Opening with sparse, blues-influenced playing that many still call the best work of Hendrix's career, the track melts slowly into a series of restrained, effects-driven improvisations that seem aimed to simulate the dissonant battlefield overtures of helicopters and gunfire, while Hendrix himself breaks down his central plea, "Machine gun/tearing my family apart/…/Don't you shoot him down/he's about to leave here." Now considered one of the guitarist's crowning achievements and painful reminders of the creativity that still was to come had he survived, the opus of radical improvisation was recorded live numerous times at various performances, but never officially tracked in the studio. It stands now as a testament to the strength of Hendrix's musical expressivity
5. A Legacy Of Funk
In the face of the huge anticipation for a follow-up record to the critically acclaimed Electric Ladyland, Band Of Gypsys initially received somewhat mixed reviews from the public over the inconsistency of some of the recordings, as well as the lengthy departures from the trademark sound that had made Hedrix and the Experience famous in the first place. But in retrospect, it seems clear that the record, as the final creative output of an artist forever known for pushing boundaries and seeking the distant edge of the state of his craft, served instead as one of the earliest blueprints of the coming decade of popular rock music.
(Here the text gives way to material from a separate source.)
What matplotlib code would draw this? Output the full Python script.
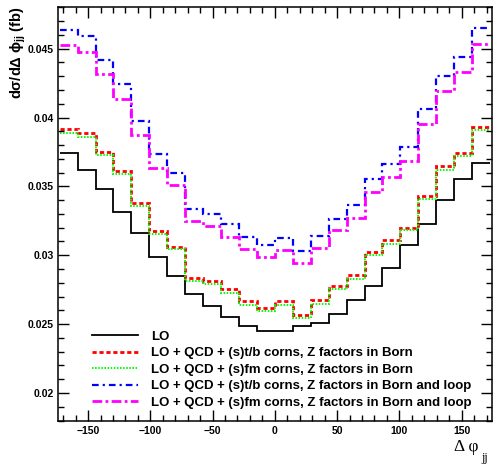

The effects-heavy yet expertly restrained musical abstractions formed the influential basis of much of the 1970s' best-known blues-rock, while also informing the earliest experimentations in uptempo funk fusion that would later make acts like Parliament famous. Throughout the '70s, and even into the over-produced sheen of the '80s, and the eventual alt-rock revival of the '90s, the story of the sonic legacy of Band Of Gypsys is a book that is still being written to this day.